On 9th December 1979 the World Health Organisation declared small pox as officially eradicated, the world over.

 

Small Pox is a bitch of a disease. (Chicken Pox isn't a Pox virus, it's a Herpes virus.)

 

Small Pox

When there is talk of a bioterrorist attack, small pox is often mentioned. Common knowledge has it that the spread of the small pox virus could decimate entire populations. It is highly contagious and extremely dangerous. Unlike many other viruses that have been discovered in the past century, small pox has been around for thousands of years and epidemics of small pox have killed millions of people throughout history. It is a virus that exists only in humans.

 

The first small pox vaccine was invented 200 years ago and was, in fact, the very first vaccine ever invented. As it proved itself to be effective, the vaccine was quickly shared around the world. It took years, but in 1977, the last case of small pox was reported. In 1980, the World Health Organization announced that small pox had been effectively eliminated, and the vaccinations were discontinued.

 

However, the vaccination’s effectiveness has been found to wear off eventually, making nearly every person who has been inoculated before 1980 no longer immune to the virus. It is for this reason that releasing the small pox virus through artificial means is so frightening.
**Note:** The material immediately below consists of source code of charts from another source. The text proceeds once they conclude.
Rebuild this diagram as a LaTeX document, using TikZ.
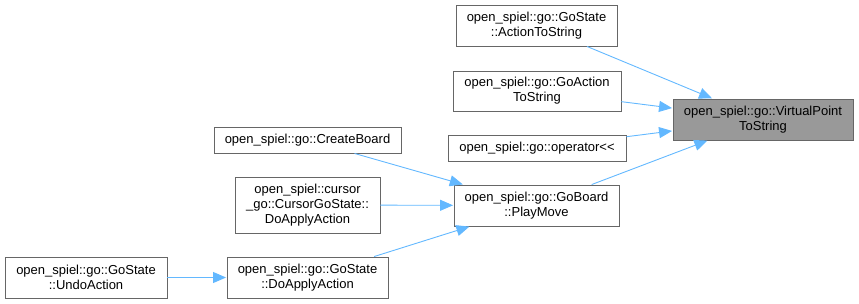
\documentclass[tikz,border=0pt]{standalone}
\usepackage{fontspec}
\setmainfont{Liberation Sans}
\usetikzlibrary{arrows.meta}
\definecolor{edgeblue}{HTML}{63B8FF}
\definecolor{boxline}{HTML}{666666}
\definecolor{boxfill}{HTML}{999999}
\begin{document}
\begin{tikzpicture}[x=1pt,y=-1pt,
  fn/.style={draw=boxline,line width=0.9pt,fill=white,rectangle,align=center,
    inner sep=0pt,font=\fontsize{13}{15}\selectfont},
  cur/.style={fn,fill=boxfill},
  call/.style={draw=edgeblue,line width=0.9pt,-{Triangle[length=13pt,width=11pt]},shorten >=0.5pt}]
\useasboundingbox (0,0) rectangle (859,303);
% function boxes: corners taken as (left,top) to (right,bottom)
\newcommand{\fnbox}[6]{%
  \node[#1,minimum width={#4-#2},minimum height={#5-#3}] (#6) at ({(#2+#4)/2},{(#3+#5)/2})}
\fnbox{cur}{673}{99}{853}{140}{vpts} {open\_spiel::go::VirtualPoint\\ToString};
\fnbox{fn}{456}{5}{617}{46}{ats} {open\_spiel::go::GoState\\::ActionToString};
\fnbox{fn}{453}{71}{621}{111}{gats} {open\_spiel::go::GoAction\\ToString};
\fnbox{fn}{448}{135}{626}{161}{opout} {open\_spiel::go::operator<{}<};
\fnbox{fn}{454}{185}{619}{226}{play} {open\_spiel::go::GoBoard\\::PlayMove};
\fnbox{fn}{214}{127}{401}{153}{create} {open\_spiel::go::CreateBoard};
\fnbox{fn}{235}{177}{380}{233}{cursor} {open\_spiel::cursor\\\_go::CursorGoState::\\DoApplyAction};
\fnbox{fn}{227}{257}{388}{298}{doapply} {open\_spiel::go::GoState\\::DoApplyAction};
\fnbox{fn}{5}{257}{167}{298}{undo} {open\_spiel::go::GoState\\::UndoAction};
% call edges
\draw[call] (ats) -- (vpts);
\draw[call] (gats) -- (vpts);
\draw[call] (opout) -- (vpts);
\draw[call] (play) -- (vpts);
\draw[call] (create) -- (play);
\draw[call] (cursor) -- (play);
\draw[call] (doapply) -- (play);
\draw[call] (undo) -- (doapply);
\end{tikzpicture}
\end{document}
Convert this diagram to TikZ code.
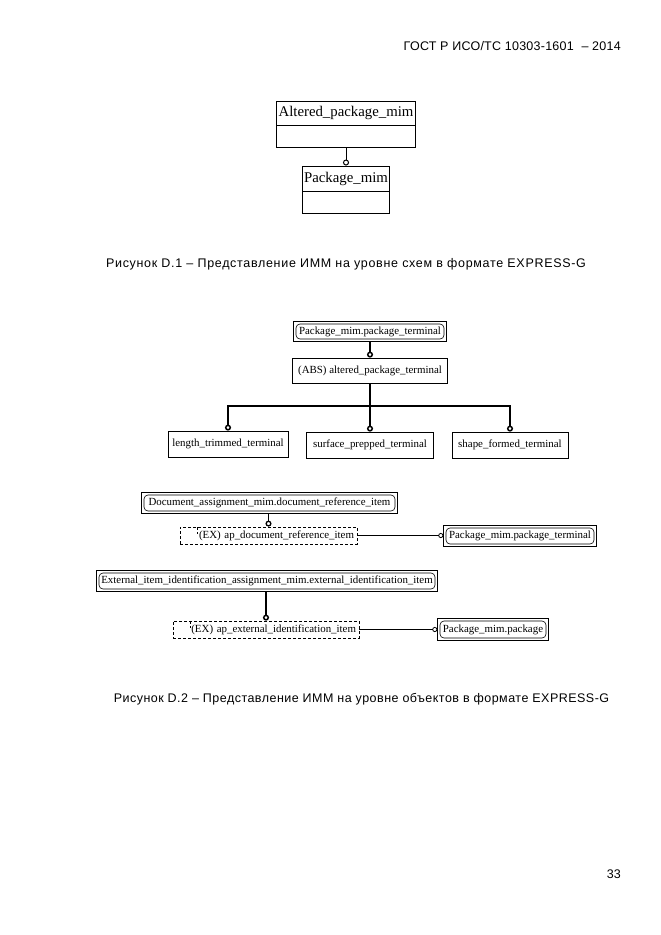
\documentclass[tikz,border=0pt]{standalone}
\usepackage{fontspec}
\setmainfont{Liberation Serif}
\newfontfamily\sansf{Liberation Sans}
\newfontfamily\sansfa[LetterSpace=5.5]{Liberation Sans}
\newfontfamily\sansfb[LetterSpace=3.8]{Liberation Sans}
\newfontfamily\sansfh[LetterSpace=2]{Liberation Sans}
\usetikzlibrary{arrows.meta,fit}
\begin{document}
\begin{tikzpicture}[x=1pt,y=-1pt,
  sanstext/.style={inner sep=0pt, font=\sansf\fontsize{12.5}{14}\selectfont},
  schemabox/.style={draw, line width=0.9pt, inner sep=0pt, font=\fontsize{14.8}{16}\selectfont},
  ebox/.style={draw, line width=0.8pt, inner sep=0pt, font=\fontsize{10.9}{12}\selectfont},
  refin/.style={draw, rounded corners=4pt, line width=0.6pt, inner sep=0pt, font=\fontsize{10.9}{12}\selectfont},
  refout/.style={draw, line width=0.8pt, inner sep=2pt},
  selbox/.style={draw, dash pattern=on 3pt off 2pt, line width=0.8pt, inner xsep=3pt, inner ysep=0pt, align=right, font=\fontsize{10.9}{12}\selectfont,
     path picture={\draw[line width=0.7pt] ([xshift=17pt]path picture bounding box.north west) -- ++(0,-7pt);}},
  thickconn/.style={line width=2pt, -{Circle[open,length=6pt,width=6pt,line width=1.5pt]}},
  medconn/.style={line width=1.4pt, -{Circle[open,length=6pt,width=6pt,line width=1.3pt]}},
  thinconn/.style={line width=0.8pt, -{Circle[open,length=5pt,width=5pt,line width=0.8pt]}},
  schemaconn/.style={line width=1pt, -{Circle[open,length=6pt,width=6pt,line width=1pt]}}
]
\useasboundingbox[fill=white] (0,0) rectangle (661,935);

% header and page number
\node[sanstext, font=\sansfh\fontsize{12.5}{14}\selectfont, anchor=east] (hdr) at (621,46) {ГОСТ Р ИСО/ТС 10303-1601\hspace{4pt} – 2014};
\node[sanstext, anchor=east] (pgn) at (621,874) {33};

% Figure D.1
\node[schemabox, minimum width=139pt, minimum height=24pt] (apm) at (346,113) {Altered\_package\_mim};
\node[schemabox, minimum width=139pt, minimum height=22pt, anchor=north] (apmb) at (apm.south) {};
\node[schemabox, minimum width=87pt, minimum height=25pt] (pm) at (346,178.5) {Package\_mim};
\node[schemabox, minimum width=87pt, minimum height=22pt, anchor=north] (pmb) at (pm.south) {};
\draw[schemaconn] (apmb.south) -- (pm.north);

\node[sanstext, font=\sansfa\fontsize{12.5}{14}\selectfont] (cap1) at (346,264) {Рисунок D.1 – Представление ИММ на уровне схем в формате EXPRESS-G};

% Figure D.2
\node[refin, minimum width=148pt, minimum height=15pt] (pt1i) at (370,331.5) {Package\_mim.package\_terminal};
\node[refout, fit=(pt1i)] (pt1) {};
\node[ebox, minimum width=155pt, minimum height=25pt] (abs) at (370,370.5) {(ABS) altered\_package\_terminal};
\draw[thickconn] (pt1.south) -- (abs.north);

\node[ebox, minimum width=120pt, minimum height=26pt] (lt) at (228,444) {length\_trimmed\_terminal};
\node[ebox, minimum width=127pt, minimum height=26pt] (sp) at (370,445) {surface\_prepped\_terminal};
\node[ebox, minimum width=116pt, minimum height=26pt] (sf) at (510,445) {shape\_formed\_terminal};
\coordinate (j) at (370,406);
\draw[line width=2pt] (abs.south) -- (j);
\draw[thickconn] (j) -| (lt.north);
\draw[thickconn] (j) -- (sp.north);
\draw[thickconn] (j) -| (sf.north);

\node[refin, minimum width=251pt, minimum height=16pt] (drii) at (269.5,503) {Document\_assignment\_mim.document\_reference\_item};
\node[refout, fit=(drii)] (dri) {};
\node[selbox, minimum height=17pt, text width=171pt] (apd) at (268.5,535.5) {(EX) ap\_document\_reference\_item};
\draw[medconn] (apd.north |- dri.south) -- (apd.north);
\node[refin, minimum width=148pt, minimum height=16pt] (pt2i) at (520,536) {Package\_mim.package\_terminal};
\node[refout, fit=(pt2i)] (pt2) {};
\draw[thinconn] (apd.east) -- (apd.east -| pt2.west);

\node[refin, minimum width=336pt, minimum height=16pt] (eiii) at (267,581) {External\_item\_identification\_assignment\_mim.external\_identification\_item};
\node[refout, fit=(eiii)] (eii) {};
\node[selbox, minimum height=17pt, text width=180pt] (ape) at (266,629.5) {(EX) ap\_external\_identification\_item};
\draw[thickconn] (ape.north |- eii.south) -- (ape.north);
\node[refin, minimum width=106pt, minimum height=17pt] (ppi) at (493,629.5) {Package\_mim.package};
\node[refout, fit=(ppi)] (pp) {};
\draw[thinconn] (ape.east) -- (ape.east -| pp.west);

\node[sanstext, font=\sansfb\fontsize{12.5}{14}\selectfont] (cap2) at (361.5,699) {Рисунок D.2 – Представление ИММ на уровне объектов в формате EXPRESS-G};
\end{tikzpicture}
\end{document}
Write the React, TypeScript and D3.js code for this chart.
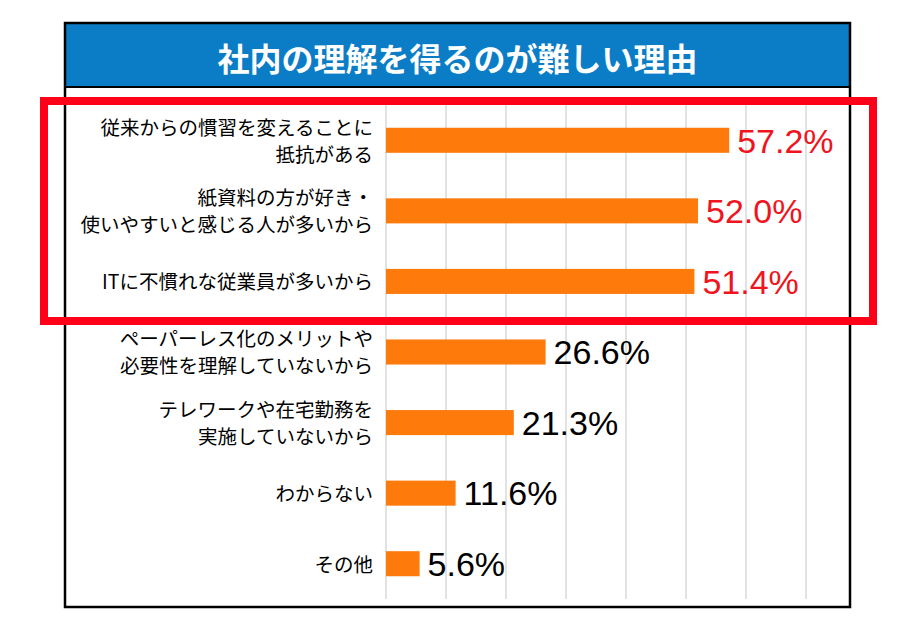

There is an entire generation that has never been vaccinated for the virus, and no one knows for sure how those who have been vaccinated will be able to fight off an infection.

 

How Small Pox Spreads

 

The small pox virus spreads from person to person through breathing air contaminated with droplets of moisture that originate in the breath, cough, or sneeze of an infected person. The virus also clings to clothes and bed linens, and a person can be infected by the virus after touching something that was worn or used by an infected person. The one positive side to the virus is that it does not live very long in the environment. The small pox virus usually survives two days, even less if it is hot and humid.

 

It is amazing to me that something like a virus, which most scientists don't even consider to be alive (they don't breathe, grow, eat, etc.) can do so much damage. They're just like little organic machines -- such simple little things! But then again, we all know how much damage a machine can do!